Extract the lines of the material below, beginning with the first and ending with the line that holds "(465,210) node[framebox, minimum". Skip every picture.

--*--

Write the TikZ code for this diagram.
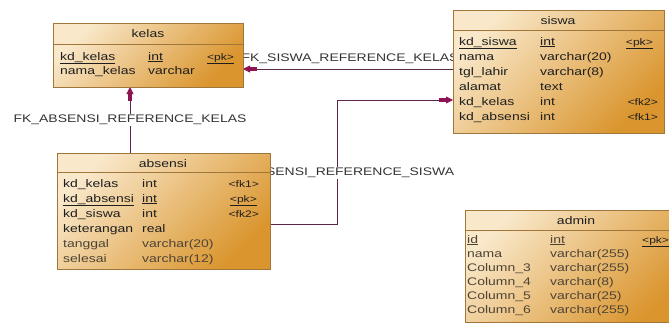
\documentclass[tikz,border=0pt]{standalone}
\usepackage{fontspec}
\setmainfont{Liberation Sans}[FakeStretch=1.27]
\usetikzlibrary{arrows.meta}
\definecolor{boxlight}{HTML}{F9E8CA}
\definecolor{boxdark}{HTML}{DA952E}
\definecolor{boxborder}{HTML}{A0763A}
\definecolor{linecol}{HTML}{5A2648}
\definecolor{tipcol}{HTML}{8C1452}
\definecolor{txt}{HTML}{1E1E1E}
\definecolor{txtgrey}{HTML}{4E4436}
\definecolor{lbl}{HTML}{333333}
\tikzset{
  tablebox/.style={draw=boxborder, line width=0.9pt, top color=boxlight, bottom color=boxdark, shading angle=45, inner sep=0pt, outer sep=0pt, anchor=north west},
  framebox/.style={inner sep=0pt, outer sep=0pt, anchor=north west},
  sepline/.style={draw=boxborder, line width=0.9pt},
  hdr/.style={anchor=base, inner sep=0pt, text=txt, font=\fontsize{11}{13}\selectfont},
  nm/.style={anchor=base west, inner sep=0pt, text=txt, font=\fontsize{11}{13}\selectfont},
  nmg/.style={nm, text=txtgrey},
  ky/.style={anchor=base west, inner sep=0pt, text=txt, font=\fontsize{9.5}{11}\selectfont},
  kyr/.style={ky, anchor=base east},
  conn/.style={draw=linecol, line width=0.8pt},
  fktip/.style={-{Rectangle[length=7pt,width=4.5pt,color=tipcol,sep=0pt] Triangle[length=7pt,width=7pt,color=tipcol]}},
  fklabel/.style={fill=white, inner sep=1pt, text=lbl, font=\fontsize{11}{13}\selectfont}
}
\newcommand\rt[5]{\node[#1] (#2) at (#3,#4) {#5};}
\begin{document}
\begin{tikzpicture}[x=1pt, y=-1pt]
\useasboundingbox (0,0) rectangle (669,325);
\clip (0,0) rectangle (669,325);
\fill[white] (0,0) rectangle (669,325);

% table frames as named nodes (positions only)
\path (53,23) node[framebox, minimum width=190pt, minimum height=64pt] (kelas) {};
\path (453,10) node[framebox, minimum width=211pt, minimum height=123pt] (siswa) {};
\path (57,153) node[framebox, minimum width=213pt, minimum height=116pt] (absensi) {};
\path (465,210) node[framebox, minimum width=222pt, minimum height=112pt] (admin) {};

% connectors
\draw[conn, fktip] ([yshift=2.5pt]siswa.west) -- ([yshift=2.5pt]siswa.west -| kelas.east);
\coordinate (v1) at (130,120);
\draw[conn, fktip] (v1 |- absensi.north) -- (v1 |- kelas.south);
\coordinate (b1) at (337,224);
\coordinate (t1) at (337,100);
\draw[conn, fktip] (b1 -| absensi.east) -- (b1) -- (t1) [rounded corners=6pt] -- (t1 -| siswa.west);

% connector labels
\node[fklabel] (l1) at (350,59) {FK\_SISWA\_REFERENCE\_KELAS};
\node[fklabel] (l2) at (v1) {FK\_ABSENSI\_REFERENCE\_KELAS};
\node[fklabel] (l3) at (338,173) {FK\_ABSENSI\_REFERENCE\_SISWA};

% table boxes
\path (53,23) node[tablebox, minimum width=190pt, minimum height=64pt] (kelasB) {};
\path (453,10) node[tablebox, minimum width=211pt, minimum height=123pt] (siswaB) {};
\path (57,153) node[tablebox, minimum width=213pt, minimum height=116pt] (absensiB) {};
\path (465,210) node[tablebox, minimum width=222pt, minimum height=112pt] (adminB) {};
\draw[sepline] ([yshift=-21pt]kelasB.north west) -- ([yshift=-21pt]kelasB.north east);
\draw[sepline] ([yshift=-20pt]siswaB.north west) -- ([yshift=-20pt]siswaB.north east);
\draw[sepline] ([yshift=-19pt]absensiB.north west) -- ([yshift=-19pt]absensiB.north east);
\draw[sepline] ([yshift=-20pt]adminB.north west) -- ([yshift=-20pt]adminB.north east);

% kelas
\rt{hdr}{kh}{148}{37}{kelas}
\rt{nm}{k1a}{60}{60}{\underline{kd\_kelas}}
\rt{nm}{k1b}{148}{60}{\underline{int}}
\rt{ky}{k1c}{207}{60}{\underline{<pk>}}
\rt{nm}{k2a}{60}{74}{nama\_kelas}
\rt{nm}{k2b}{148}{74}{varchar}

% siswa
\rt{hdr}{sh}{558}{24}{siswa}
\rt{nm}{s1a}{459}{45}{\underline{kd\_siswa}}
\rt{nm}{s1b}{540}{45}{\underline{int}}
\rt{kyr}{s1c}{653}{45}{\underline{<pk>}}
\rt{nm}{s2a}{459}{60}{nama}
\rt{nm}{s2b}{540}{60}{varchar(20)}
\rt{nm}{s3a}{459}{75}{tgl\_lahir}
\rt{nm}{s3b}{540}{75}{varchar(8)}
\rt{nm}{s4a}{459}{90}{alamat}
\rt{nm}{s4b}{540}{90}{text}
\rt{nm}{s5a}{459}{105}{kd\_kelas}
\rt{nm}{s5b}{540}{105}{int}
\rt{kyr}{s5c}{658}{105}{<fk2>}
\rt{nm}{s6a}{459}{120}{kd\_absensi}
\rt{nm}{s6b}{540}{120}{int}
\rt{kyr}{s6c}{658}{120}{<fk1>}

% absensi
\rt{hdr}{ah}{163}{167}{absensi}
\rt{nm}{a1a}{63}{187}{kd\_kelas}
\rt{nm}{a1b}{142}{187}{int}
\rt{kyr}{a1c}{259}{187}{<fk1>}
\rt{nm}{a2a}{63}{202}{\underline{kd\_absensi}}
\rt{nm}{a2b}{142}{202}{\underline{int}}
\rt{kyr}{a2c}{257}{202}{\underline{<pk>}}
\rt{nm}{a3a}{63}{217}{kd\_siswa}
\rt{nm}{a3b}{142}{217}{int}
\rt{kyr}{a3c}{259}{217}{<fk2>}
\rt{nm}{a4a}{63}{232}{keterangan}
\rt{nm}{a4b}{142}{232}{real}
\rt{nmg}{a5a}{63}{247}{tanggal}
\rt{nmg}{a5b}{142}{247}{varchar(20)}
\rt{nmg}{a6a}{63}{262}{selesai}
\rt{nmg}{a6b}{142}{262}{varchar(12)}

% admin
\rt{hdr}{dh}{576}{224}{admin}
\rt{nmg}{d1a}{467}{243}{\underline{id}}
\rt{nmg}{d1b}{550}{243}{\underline{int}}
\rt{ky}{d1c}{642}{243}{\underline{<pk>}}
\rt{nmg}{d2a}{467}{257}{nama}
\rt{nmg}{d2b}{550}{257}{varchar(255)}
\rt{nmg}{d3a}{467}{271}{Column\_3}
\rt{nmg}{d3b}{550}{271}{varchar(255)}
\rt{nmg}{d4a}{467}{285}{Column\_4}
\rt{nmg}{d4b}{550}{285}{varchar(8)}
\rt{nmg}{d5a}{467}{299}{Column\_5}
\rt{nmg}{d5b}{550}{299}{varchar(25)}
\rt{nmg}{d6a}{467}{313}{Column\_6}
\rt{nmg}{d6b}{550}{313}{varchar(255)}
\end{tikzpicture}
\end{document}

--*--

▶ _Written answer_
Write the TikZ code for this diagram.
\documentclass[tikz,border=0pt]{standalone}
\usepackage{fontspec}
\setmainfont{Liberation Sans}[FakeStretch=1.27]
\usetikzlibrary{arrows.meta}
\definecolor{boxlight}{HTML}{F9E8CA}
\definecolor{boxdark}{HTML}{DA952E}
\definecolor{boxborder}{HTML}{A0763A}
\definecolor{linecol}{HTML}{5A2648}
\definecolor{tipcol}{HTML}{8C1452}
\definecolor{txt}{HTML}{1E1E1E}
\definecolor{txtgrey}{HTML}{4E4436}
\definecolor{lbl}{HTML}{333333}
\tikzset{
  tablebox/.style={draw=boxborder, line width=0.9pt, top color=boxlight, bottom color=boxdark, shading angle=45, inner sep=0pt, outer sep=0pt, anchor=north west},
  framebox/.style={inner sep=0pt, outer sep=0pt, anchor=north west},
  sepline/.style={draw=boxborder, line width=0.9pt},
  hdr/.style={anchor=base, inner sep=0pt, text=txt, font=\fontsize{11}{13}\selectfont},
  nm/.style={anchor=base west, inner sep=0pt, text=txt, font=\fontsize{11}{13}\selectfont},
  nmg/.style={nm, text=txtgrey},
  ky/.style={anchor=base west, inner sep=0pt, text=txt, font=\fontsize{9.5}{11}\selectfont},
  kyr/.style={ky, anchor=base east},
  conn/.style={draw=linecol, line width=0.8pt},
  fktip/.style={-{Rectangle[length=7pt,width=4.5pt,color=tipcol,sep=0pt] Triangle[length=7pt,width=7pt,color=tipcol]}},
  fklabel/.style={fill=white, inner sep=1pt, text=lbl, font=\fontsize{11}{13}\selectfont}
}
\newcommand\rt[5]{\node[#1] (#2) at (#3,#4) {#5};}
\begin{document}
\begin{tikzpicture}[x=1pt, y=-1pt]
\useasboundingbox (0,0) rectangle (669,325);
\clip (0,0) rectangle (669,325);
\fill[white] (0,0) rectangle (669,325);

% table frames as named nodes (positions only)
\path (53,23) node[framebox, minimum width=190pt, minimum height=64pt] (kelas) {};
\path (453,10) node[framebox, minimum width=211pt, minimum height=123pt] (siswa) {};
\path (57,153) node[framebox, minimum width=213pt, minimum height=116pt] (absensi) {};
\path (465,210) node[framebox, minimum width=222pt, minimum height=112pt] (admin) {};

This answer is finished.